Jenni and I have tended to be pack rats in the past. We don’t drag crap home like we used to anymore. Now, if we don’t have a clear and present need for whatever the object is, it’s not coming home with us. There was a point in time that we had three dining room tables. We don’t have a singular dining room to speak of. Jenni inherited her grandmother’s sewing machine – a Pfaff 130. I inherited my grandmother’s sewing machine – an Adler 589A. We still wound up picking up three other vintage sewing machines since then – two of which we believed to be a pair of Singers, but turned out to be a Singer model 66 made in 1926 and a similar vintage Japanese knock-off. The third machine was a Kenmore made by the White Sewing Machine Company in the thirties. This is a bizarre straight stitch sewing machine that actually spins backwards from anything else I’ve ever seen.

As far as I’m concerned, Jenni’s Pfaff is out of the question for my purposes. Although the Pfaff 130 is widely considered the toughest dressmaker machine ever made, I very simply will not risk breaking her grandma’s machine. When I got into my grandma’s Adler, I found that the timing belt has rotted out. Where we stand with it right now, I can order the belt out of Germany for some $35.00 (which I don’t really have right now), and anybody that can work on the thing is apparently dead. I’m hunting for a service manual for it to see if I can perform the replacement myself. I’m mechanically inclined and don’t see how it could possibly be all that complicated. If I had properly documented instructions, I ought to be able to git-er-dun. But, I can’t very well count on that for my upstart business either.

We douched out the old Kenmore with Gun Scrubber and reoiled it. The machine is strong. I need to rebuild the light, but it happily stitches through over 3/8-inch of calf or pig skin. Since I learned to hang on to my material tightly running the Juki, I wound up thinking that the Kenmore wouldn’t stitch a straight line, and concluded that the feed-dogs were worn out.
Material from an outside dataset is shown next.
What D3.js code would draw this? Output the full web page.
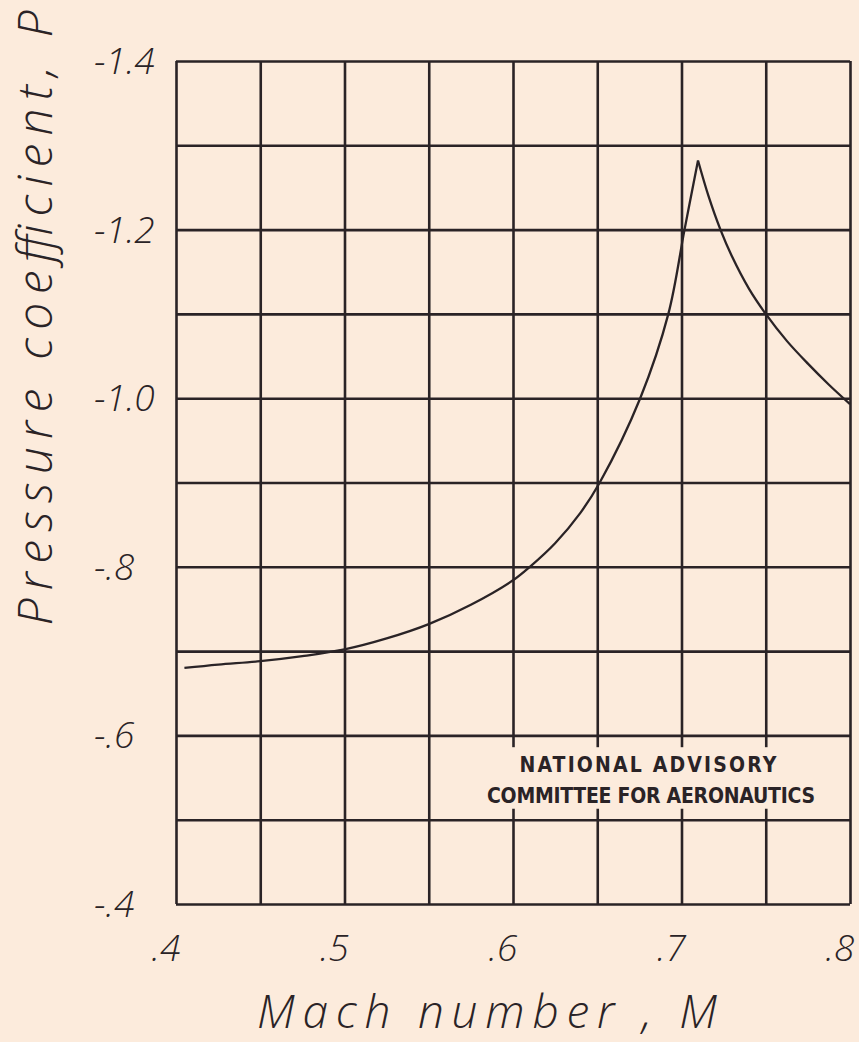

So, I shelved it and got out the two ‘Singers.’

I quickly discovered that the one was a cheap, Japanese knock-off of a Singer and that the bottom end of it was rusted solid. So, I salvaged the motor off of it and threw the rest of the head in the dumpster. After a little research, I discovered the other to be a Singer Model 66 from 1926. I douched it out with Gun Scrubber and thoroughly oiled it. When I went to stitch with it, it reduced its motor wiring to a smoking, gooey mess. I replaced its motor with the one off the Japanese knock-off. It worked like a charm! We purchased extra bobbins and a light bulb for it. The check-out girl at the cash register asked us what we were working on. We told her a Singer 66. Even though the bobbin package was labeled ‘Singer 66’, the check-out girl seemed surprised. Apparently, this machine has been the benchmark for many machines in the last century. As I continued working with it, I found that it was skipping stitches. The hook is damaged. I can get a new hook for about $20.00, and replacement doesn’t look fun, but certainly more straight-forward than the timing belt on the Adler.

I started thinking that I needed to get a zig-zag machine going for some of my finer work. My mom has a Bernina 830 record that her mom bought for her in 1978. That has always been a fine, well-used machine. In fact, her mom purchased five copies of this machine at the same time in 1978. They were gifts to her daughters and daughters-in-law. Since this machine has a bit of a track record in my family, I decided to see what I could get one for. They seem to be selling on ebay for between $500 and $800. I found one that had been dropped and had some cosmetic damage for $200. I had just brought in some money for a job that I’d just completed, so after thorough investigation and research, I purchased the machine.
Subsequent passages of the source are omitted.